Sometimes we would strike up a conversation with the people at the booths, or would see them because their contacts were given to us by associates before we left Malaysia. Towards the end, we would just go up to them and introduce Afdlin as a director from Malaysia and would they like to look at his film? Most were eager to see it because it was the director himself they were talking to or because it was Asian or because it was another potential film to pick up. Everyone we saw was interested and asked us to follow up once we returned to KL. Of course, we have yet to see whether the follow ups will bear fruit.
It was disappointing to find almost every nation represented by their Film Commissions, but not ours. Malaysia has a long history of film with some real gems. Even if there was a little booth with all our posters and a brochure hocking our beautiful locations only manned by a someone who gives out pamphlets and takes messages, THOUSANDS of industry professionals walk past the booths over the ten day festival period and almost always pick up something as they pass by. Visibility and presence is what we need at fests like these!
We only watched three films, one of which we had to walk out of because we were so tired from travelling. But there were so many screening theatres, some, actual cinemas taken over for the ten days and only showing festival films, some, little theatrettes located within the Palais at which the Marche booths were located - and each screened a few different titles at various times during the day and during the week. The scale of the organisation is amazing. Prior to each of the major films, they screened 3-5 minute short films directed by 60 selected directors from all over the world, and we were privileged to watch the Coen Brothers' short prior to Ocean's 13 (which was very very funny).
I can't help thinking now that if there were some support like a Malaysian booth or even a desk with a pamphlet stand where a producer or director at Cannes from Malaysia (on their own ticket) could go to to get help or even have a place to put their flyers, cards, brochures, whatever... what a diffferent festival experience it would have been for us. Then we could say to people we meet, check out our goodies at the Malaysian pavillion/booth/desk and show that we have a presence there because our country is proud of our industry.

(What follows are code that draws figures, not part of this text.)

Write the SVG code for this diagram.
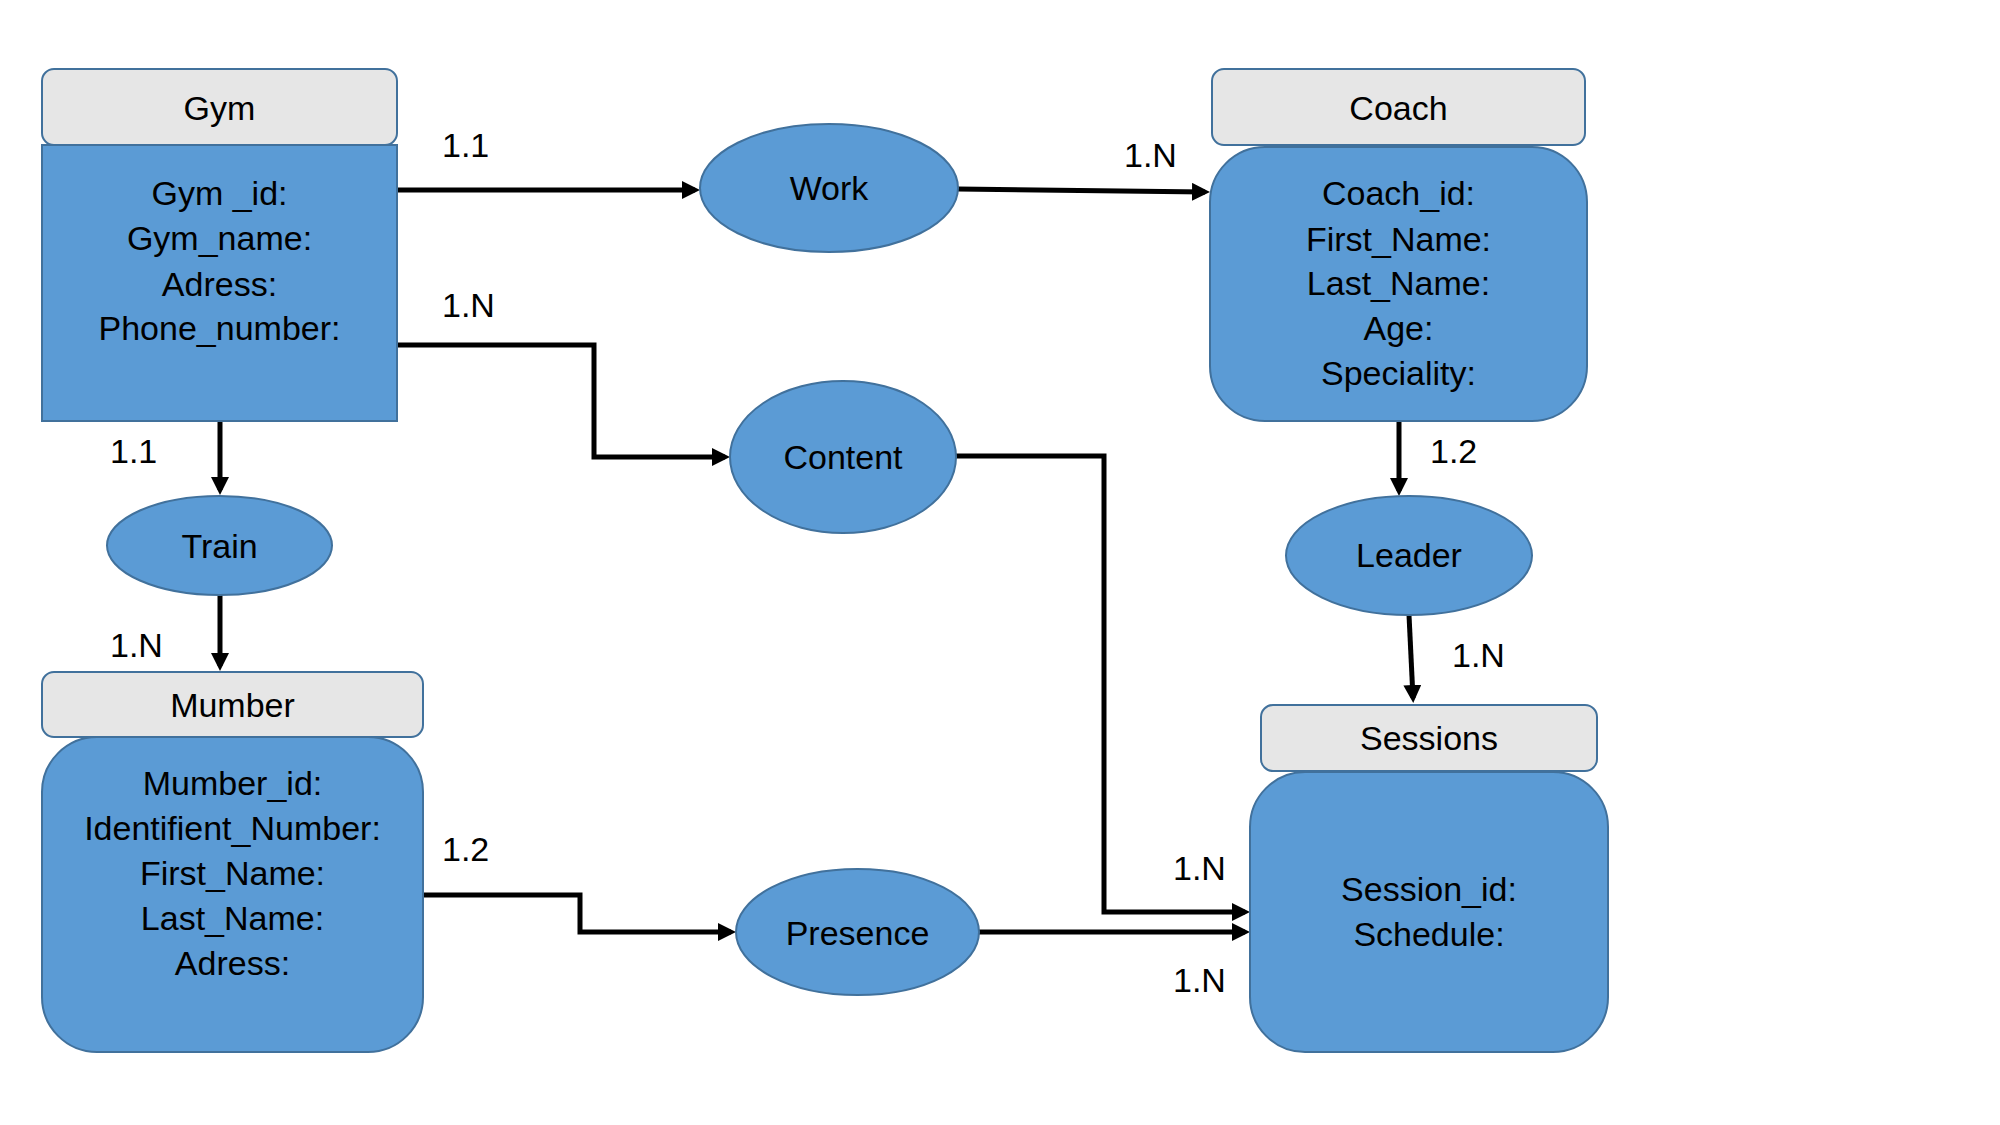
<svg xmlns="http://www.w3.org/2000/svg" width="2000" height="1125" viewBox="0 0 2000 1125">
<style>
text{font-family:"Liberation Sans",Arial,sans-serif;font-size:34px;fill:#000}
.c{text-anchor:middle}
.hdr{fill:#E6E6E6;stroke:#41719C;stroke-width:2}
.body{fill:#5B9BD5;stroke:#41719C;stroke-width:2}
.rel{fill:#5B9BD5;stroke:#41719C;stroke-width:2}
.conn{fill:none;stroke:#000;stroke-width:5;marker-end:url(#ah)}
</style>
<defs>
<marker id="ah" markerUnits="userSpaceOnUse" markerWidth="18" markerHeight="18" refX="13" refY="9" orient="auto">
<path d="M0,0 L18,9 L0,18 Z" fill="#000"/>
</marker>
</defs>
<rect width="2000" height="1125" fill="#fff"/>
<g id="connectors">
<path class="conn" d="M397,190 H695"/>
<path class="conn" d="M958,189 L1205,192"/>
<path class="conn" d="M397,345 H594 V457 H725"/>
<path class="conn" d="M956,456 H1104 V912 H1245"/>
<path class="conn" d="M220,421 V490"/>
<path class="conn" d="M220,595 V666"/>
<path class="conn" d="M423,895 H580 V932 H731"/>
<path class="conn" d="M979,932 H1245"/>
<path class="conn" d="M1399,421 V491"/>
<path class="conn" d="M1409,615 L1413,698"/>
</g>
<g id="labels">
<text x="442" y="157">1.1</text>
<text x="442" y="317">1.N</text>
<text x="1124" y="167">1.N</text>
<text x="110" y="463">1.1</text>
<text x="110" y="657">1.N</text>
<text x="1430" y="463">1.2</text>
<text x="1452" y="667">1.N</text>
<text x="442" y="861">1.2</text>
<text x="1173" y="880">1.N</text>
<text x="1173" y="992">1.N</text>
</g>
<g id="gym">
<rect class="hdr" x="42" y="69" width="355" height="76" rx="12"/>
<rect class="body" x="42" y="145" width="355" height="276"/>
<text class="c" x="219.5" y="120">Gym</text>
<text class="c" x="219.5" y="205">Gym _id:</text>
<text class="c" x="219.5" y="250">Gym_name:</text>
<text class="c" x="219.5" y="296">Adress:</text>
<text class="c" x="219.5" y="340">Phone_number:</text>
</g>
<g id="work">
<ellipse class="rel" cx="829" cy="188" rx="129" ry="64"/>
<text class="c" x="829" y="200">Work</text>
</g>
<g id="coach">
<rect class="hdr" x="1212" y="69" width="373" height="76" rx="12"/>
<rect class="body" x="1210" y="147" width="377" height="274" rx="55"/>
<text class="c" x="1398.5" y="120">Coach</text>
<text class="c" x="1398.5" y="205">Coach_id:</text>
<text class="c" x="1398.5" y="251">First_Name:</text>
<text class="c" x="1398.5" y="295">Last_Name:</text>
<text class="c" x="1398.5" y="340">Age:</text>
<text class="c" x="1398.5" y="385">Speciality:</text>
</g>
<g id="content">
<ellipse class="rel" cx="843" cy="457" rx="113" ry="76"/>
<text class="c" x="843" y="469">Content</text>
</g>
<g id="train">
<ellipse class="rel" cx="219.5" cy="545.5" rx="112.5" ry="49.5"/>
<text class="c" x="219.5" y="558">Train</text>
</g>
<g id="leader">
<ellipse class="rel" cx="1409" cy="555.5" rx="123" ry="59.5"/>
<text class="c" x="1409" y="567">Leader</text>
</g>
<g id="mumber">
<rect class="hdr" x="42" y="672" width="381" height="65" rx="12"/>
<rect class="body" x="42" y="737" width="381" height="315" rx="55"/>
<text class="c" x="232.5" y="717">Mumber</text>
<text class="c" x="232.5" y="795">Mumber_id:</text>
<text class="c" x="232.5" y="840">Identifient_Number:</text>
<text class="c" x="232.5" y="885">First_Name:</text>
<text class="c" x="232.5" y="930">Last_Name:</text>
<text class="c" x="232.5" y="975">Adress:</text>
</g>
<g id="presence">
<ellipse class="rel" cx="857.5" cy="932" rx="121.5" ry="63"/>
<text class="c" x="857.5" y="945">Presence</text>
</g>
<g id="sessions">
<rect class="hdr" x="1261" y="705" width="336" height="66" rx="12"/>
<rect class="body" x="1250" y="772" width="358" height="280" rx="55"/>
<text class="c" x="1429" y="750">Sessions</text>
<text class="c" x="1429" y="901">Session_id:</text>
<text class="c" x="1429" y="946">Schedule:</text>
</g>
</svg>
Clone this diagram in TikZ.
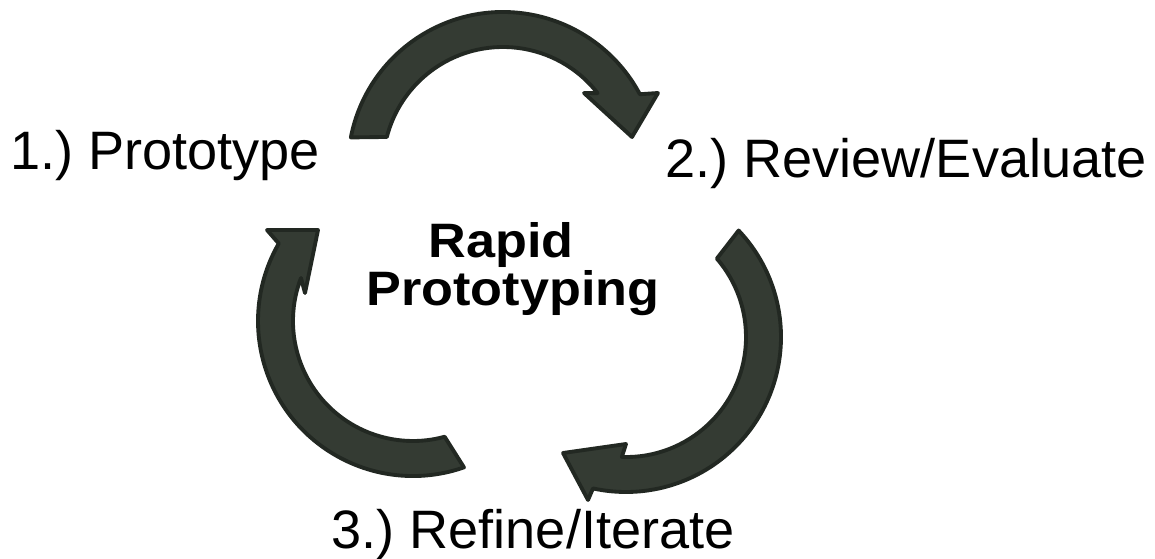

Oh, yeah, I forgot, our country sort of looks down on the entertainment industry. It's not really legitimate for a living, is it? No matter how silly we may think our silliest films may be, or how bad we may think our worst films are, they all have value because they are a reflection of how Malaysians view themselves. How important this concept is I cannot stress. If we love films where the hero is always ugly, has no talent and isnt really acting, then it shows that we love to see someone hamming it up. What's wrong with that? We also have films that are very depressing, highly stylised, poorly executed, sublimely executed, happy, dumb, pure, emotional, flippant... just like any other movie industry in the world. The other film we saw was pretty bad in my opinion, but it showed me a little part of how the culture of the filmmaker views itself, and that, to me, brings us closer and opens up avenues of understanding. So, maybe the filmic value was bad for me, but I still got something out of it (and a whole lot of laughs!).
We have had some comments from websters about wasting time and money going to the festival. Well, I can only say if you are going to go all the way with the movie production of a film like Sumolah, why would you stop selling after the first attempt? Hello? What kind of faith are you putting in the product if you give up before the race is run? Nokotta, people!!
Anyway, those are notes from a few naysayers and we have learnt early on in this business that there is always someone who gets unhappy and we cannot always understand why, nor can we make things better for the poor diddumses.
See you at the top, fellow fighters!